**Exercise objective**. Would you write out the listing verbatim and skip every picture in it?
* * * * * * *
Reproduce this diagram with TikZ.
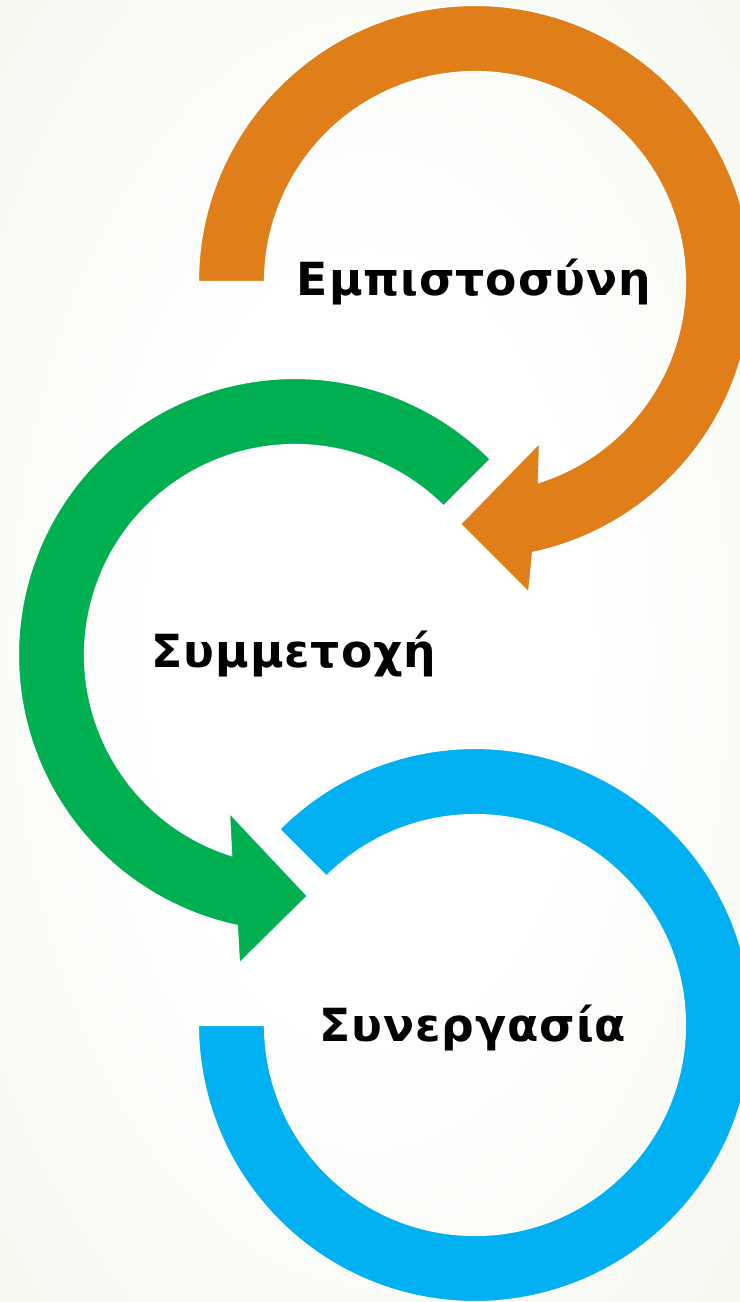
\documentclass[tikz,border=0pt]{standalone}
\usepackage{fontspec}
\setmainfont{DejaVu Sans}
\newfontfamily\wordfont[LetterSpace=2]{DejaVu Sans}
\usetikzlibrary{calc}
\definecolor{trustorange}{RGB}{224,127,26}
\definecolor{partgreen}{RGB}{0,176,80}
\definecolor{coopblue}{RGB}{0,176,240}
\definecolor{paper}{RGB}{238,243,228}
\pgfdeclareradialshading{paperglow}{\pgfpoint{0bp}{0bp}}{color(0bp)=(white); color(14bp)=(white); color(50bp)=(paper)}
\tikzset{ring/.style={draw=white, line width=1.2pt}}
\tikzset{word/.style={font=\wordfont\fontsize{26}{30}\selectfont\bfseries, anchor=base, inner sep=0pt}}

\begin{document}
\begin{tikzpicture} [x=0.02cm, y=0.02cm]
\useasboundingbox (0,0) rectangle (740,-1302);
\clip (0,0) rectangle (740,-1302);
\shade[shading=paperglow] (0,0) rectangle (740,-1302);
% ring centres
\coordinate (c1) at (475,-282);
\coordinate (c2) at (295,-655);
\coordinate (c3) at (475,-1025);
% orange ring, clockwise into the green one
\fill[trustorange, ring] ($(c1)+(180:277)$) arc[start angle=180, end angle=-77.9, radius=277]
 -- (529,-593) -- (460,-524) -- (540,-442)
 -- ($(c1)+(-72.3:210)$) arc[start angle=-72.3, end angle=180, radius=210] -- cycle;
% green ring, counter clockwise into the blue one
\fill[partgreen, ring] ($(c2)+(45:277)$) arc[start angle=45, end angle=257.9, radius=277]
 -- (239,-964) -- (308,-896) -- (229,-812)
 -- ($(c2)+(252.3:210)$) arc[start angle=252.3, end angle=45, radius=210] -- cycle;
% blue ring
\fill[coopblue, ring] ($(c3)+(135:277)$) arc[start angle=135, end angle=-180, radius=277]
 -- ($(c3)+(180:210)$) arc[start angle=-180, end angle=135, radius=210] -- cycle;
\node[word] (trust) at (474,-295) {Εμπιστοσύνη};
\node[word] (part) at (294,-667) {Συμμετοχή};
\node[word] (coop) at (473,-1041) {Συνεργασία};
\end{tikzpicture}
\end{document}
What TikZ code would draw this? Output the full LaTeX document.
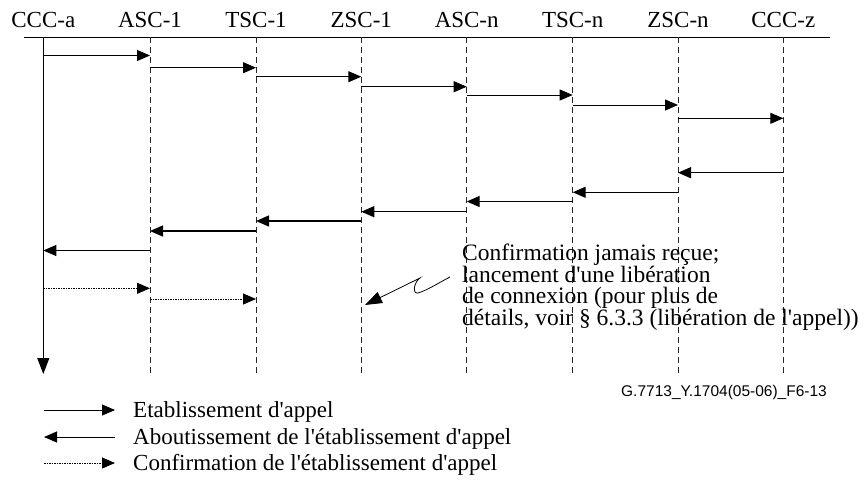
* * * * * * *
**Task answer**.
Reproduce this diagram with TikZ.
\documentclass[tikz,border=0pt]{standalone}
\usepackage{fontspec}
\setmainfont{DejaVu Sans}
\newfontfamily\wordfont[LetterSpace=2]{DejaVu Sans}
\usetikzlibrary{calc}
\definecolor{trustorange}{RGB}{224,127,26}
\definecolor{partgreen}{RGB}{0,176,80}
\definecolor{coopblue}{RGB}{0,176,240}
\definecolor{paper}{RGB}{238,243,228}
\pgfdeclareradialshading{paperglow}{\pgfpoint{0bp}{0bp}}{color(0bp)=(white); color(14bp)=(white); color(50bp)=(paper)}
\tikzset{ring/.style={draw=white, line width=1.2pt}}
\tikzset{word/.style={font=\wordfont\fontsize{26}{30}\selectfont\bfseries, anchor=base, inner sep=0pt}}

\begin{document}
\begin{tikzpicture} [x=0.02cm, y=0.02cm]
\useasboundingbox (0,0) rectangle (740,-1302);
\clip (0,0) rectangle (740,-1302);
\shade[shading=paperglow] (0,0) rectangle (740,-1302);
% ring centres
\coordinate (c1) at (475,-282);
\coordinate (c2) at (295,-655);
\coordinate (c3) at (475,-1025);
% orange ring, clockwise into the green one
\fill[trustorange, ring] ($(c1)+(180:277)$) arc[start angle=180, end angle=-77.9, radius=277]
 -- (529,-593) -- (460,-524) -- (540,-442)
 -- ($(c1)+(-72.3:210)$) arc[start angle=-72.3, end angle=180, radius=210] -- cycle;
% green ring, counter clockwise into the blue one
\fill[partgreen, ring] ($(c2)+(45:277)$) arc[start angle=45, end angle=257.9, radius=277]
 -- (239,-964) -- (308,-896) -- (229,-812)
 -- ($(c2)+(252.3:210)$) arc[start angle=252.3, end angle=45, radius=210] -- cycle;
% blue ring
\fill[coopblue, ring] ($(c3)+(135:277)$) arc[start angle=135, end angle=-180, radius=277]
 -- ($(c3)+(180:210)$) arc[start angle=-180, end angle=135, radius=210] -- cycle;
\node[word] (trust) at (474,-295) {Εμπιστοσύνη};
\node[word] (part) at (294,-667) {Συμμετοχή};
\node[word] (coop) at (473,-1041) {Συνεργασία};
\end{tikzpicture}
\end{document}
What TikZ code would draw this? Output the full LaTeX document.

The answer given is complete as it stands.